The task » Find every line with the string "chart" in it, count them, and reply with that count only.

── Extracted entries ──

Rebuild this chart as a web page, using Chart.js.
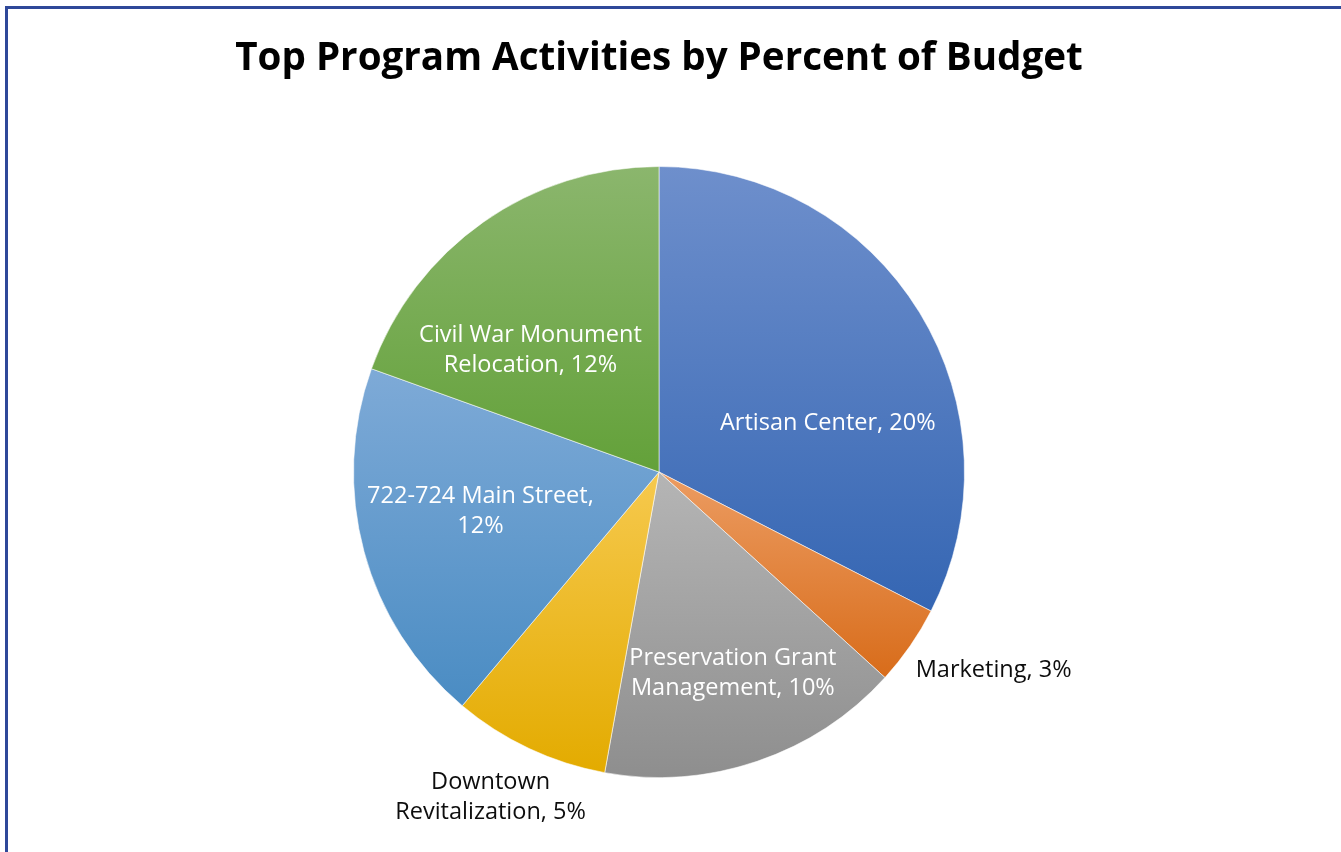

───
── Extracted entries ──

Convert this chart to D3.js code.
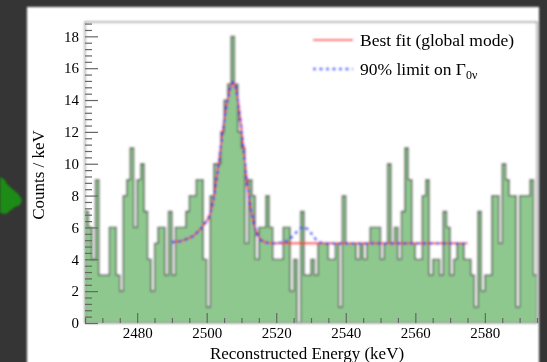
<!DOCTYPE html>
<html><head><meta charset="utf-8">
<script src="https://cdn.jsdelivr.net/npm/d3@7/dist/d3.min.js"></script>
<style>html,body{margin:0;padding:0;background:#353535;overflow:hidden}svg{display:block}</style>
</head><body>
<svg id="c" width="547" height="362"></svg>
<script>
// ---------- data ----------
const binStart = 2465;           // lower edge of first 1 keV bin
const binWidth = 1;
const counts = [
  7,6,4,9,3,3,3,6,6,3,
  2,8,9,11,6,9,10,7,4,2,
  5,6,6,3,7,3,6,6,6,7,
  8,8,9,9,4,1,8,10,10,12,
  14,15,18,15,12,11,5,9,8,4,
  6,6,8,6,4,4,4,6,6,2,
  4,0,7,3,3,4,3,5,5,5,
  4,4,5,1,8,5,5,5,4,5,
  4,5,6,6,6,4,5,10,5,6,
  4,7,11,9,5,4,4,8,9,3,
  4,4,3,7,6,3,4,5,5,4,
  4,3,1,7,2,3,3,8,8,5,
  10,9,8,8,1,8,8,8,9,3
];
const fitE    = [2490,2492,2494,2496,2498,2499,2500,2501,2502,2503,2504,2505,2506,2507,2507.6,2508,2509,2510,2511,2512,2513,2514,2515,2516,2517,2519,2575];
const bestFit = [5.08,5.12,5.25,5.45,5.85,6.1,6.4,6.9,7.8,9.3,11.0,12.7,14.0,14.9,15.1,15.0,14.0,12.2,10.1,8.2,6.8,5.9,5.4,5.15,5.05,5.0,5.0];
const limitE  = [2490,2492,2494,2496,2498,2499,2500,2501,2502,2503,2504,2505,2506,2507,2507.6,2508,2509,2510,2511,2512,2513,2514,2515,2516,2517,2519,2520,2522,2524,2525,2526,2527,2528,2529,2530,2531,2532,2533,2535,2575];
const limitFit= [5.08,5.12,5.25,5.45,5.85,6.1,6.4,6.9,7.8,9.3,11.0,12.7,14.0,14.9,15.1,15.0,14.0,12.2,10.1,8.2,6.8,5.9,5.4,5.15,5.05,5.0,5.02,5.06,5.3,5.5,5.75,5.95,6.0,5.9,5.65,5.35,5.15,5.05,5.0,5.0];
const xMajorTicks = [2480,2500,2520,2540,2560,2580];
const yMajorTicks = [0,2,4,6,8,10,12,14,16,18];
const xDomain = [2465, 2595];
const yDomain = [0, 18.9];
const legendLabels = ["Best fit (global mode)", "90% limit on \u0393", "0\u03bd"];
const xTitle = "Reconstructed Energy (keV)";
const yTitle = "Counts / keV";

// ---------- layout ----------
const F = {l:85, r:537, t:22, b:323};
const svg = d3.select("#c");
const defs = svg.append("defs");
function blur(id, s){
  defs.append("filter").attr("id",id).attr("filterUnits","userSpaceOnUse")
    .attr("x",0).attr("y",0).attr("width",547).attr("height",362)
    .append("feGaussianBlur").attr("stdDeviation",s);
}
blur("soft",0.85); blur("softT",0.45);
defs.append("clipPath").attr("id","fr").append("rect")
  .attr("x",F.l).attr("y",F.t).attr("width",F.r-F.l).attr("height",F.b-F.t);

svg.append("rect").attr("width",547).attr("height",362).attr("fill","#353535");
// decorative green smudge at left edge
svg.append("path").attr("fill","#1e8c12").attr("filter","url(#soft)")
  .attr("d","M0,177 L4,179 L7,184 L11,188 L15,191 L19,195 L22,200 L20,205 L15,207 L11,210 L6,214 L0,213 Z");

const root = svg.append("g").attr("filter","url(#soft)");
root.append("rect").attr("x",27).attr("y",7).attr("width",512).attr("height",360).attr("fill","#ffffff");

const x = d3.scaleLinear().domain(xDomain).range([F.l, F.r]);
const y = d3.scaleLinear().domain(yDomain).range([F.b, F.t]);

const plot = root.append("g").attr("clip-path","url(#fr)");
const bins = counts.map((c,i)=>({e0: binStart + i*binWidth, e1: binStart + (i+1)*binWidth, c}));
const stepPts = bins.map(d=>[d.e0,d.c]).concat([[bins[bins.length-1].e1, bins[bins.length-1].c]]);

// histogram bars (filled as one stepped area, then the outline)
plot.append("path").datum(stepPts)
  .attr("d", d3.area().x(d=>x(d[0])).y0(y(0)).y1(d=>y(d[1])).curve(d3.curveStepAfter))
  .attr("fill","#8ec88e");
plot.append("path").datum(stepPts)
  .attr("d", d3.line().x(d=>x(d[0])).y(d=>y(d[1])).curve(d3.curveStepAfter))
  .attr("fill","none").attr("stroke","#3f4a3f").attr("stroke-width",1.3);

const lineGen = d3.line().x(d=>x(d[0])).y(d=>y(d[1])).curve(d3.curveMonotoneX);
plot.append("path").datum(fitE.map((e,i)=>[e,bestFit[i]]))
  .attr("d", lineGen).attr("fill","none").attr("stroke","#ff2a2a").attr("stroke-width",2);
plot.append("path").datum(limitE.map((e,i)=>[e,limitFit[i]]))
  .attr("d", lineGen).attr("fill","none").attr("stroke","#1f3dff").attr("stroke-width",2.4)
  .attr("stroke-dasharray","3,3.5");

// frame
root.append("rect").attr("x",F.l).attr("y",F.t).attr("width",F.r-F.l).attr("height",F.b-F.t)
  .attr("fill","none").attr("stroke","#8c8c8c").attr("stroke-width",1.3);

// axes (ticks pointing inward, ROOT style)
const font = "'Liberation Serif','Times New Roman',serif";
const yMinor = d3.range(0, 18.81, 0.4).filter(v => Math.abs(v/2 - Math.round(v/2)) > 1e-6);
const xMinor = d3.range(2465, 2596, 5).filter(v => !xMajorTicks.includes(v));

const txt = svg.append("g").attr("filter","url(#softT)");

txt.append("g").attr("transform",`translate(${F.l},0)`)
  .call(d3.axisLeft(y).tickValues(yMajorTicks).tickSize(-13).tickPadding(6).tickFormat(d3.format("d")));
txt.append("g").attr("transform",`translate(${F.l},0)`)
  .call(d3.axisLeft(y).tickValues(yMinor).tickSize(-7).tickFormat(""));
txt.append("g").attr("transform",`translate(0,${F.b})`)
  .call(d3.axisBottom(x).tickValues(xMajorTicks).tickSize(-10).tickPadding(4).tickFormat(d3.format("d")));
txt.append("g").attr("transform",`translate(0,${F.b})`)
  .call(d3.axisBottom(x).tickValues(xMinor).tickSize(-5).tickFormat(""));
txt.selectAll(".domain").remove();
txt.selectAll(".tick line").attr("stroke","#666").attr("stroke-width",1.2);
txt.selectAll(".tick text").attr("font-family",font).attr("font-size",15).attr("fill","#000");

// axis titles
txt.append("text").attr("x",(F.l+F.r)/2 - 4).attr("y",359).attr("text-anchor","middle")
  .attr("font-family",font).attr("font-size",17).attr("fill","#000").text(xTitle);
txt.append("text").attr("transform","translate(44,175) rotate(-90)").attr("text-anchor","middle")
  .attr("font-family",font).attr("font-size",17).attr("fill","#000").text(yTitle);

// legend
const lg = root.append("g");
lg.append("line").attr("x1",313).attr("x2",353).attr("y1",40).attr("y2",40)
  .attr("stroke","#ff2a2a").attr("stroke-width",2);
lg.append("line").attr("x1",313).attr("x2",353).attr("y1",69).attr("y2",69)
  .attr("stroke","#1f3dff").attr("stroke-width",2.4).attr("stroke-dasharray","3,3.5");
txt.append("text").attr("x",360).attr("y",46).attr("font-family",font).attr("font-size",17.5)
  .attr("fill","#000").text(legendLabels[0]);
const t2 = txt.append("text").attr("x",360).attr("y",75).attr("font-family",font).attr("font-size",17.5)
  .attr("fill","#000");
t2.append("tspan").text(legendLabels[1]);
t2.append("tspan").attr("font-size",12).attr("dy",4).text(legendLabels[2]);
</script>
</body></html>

───

Expected output » 2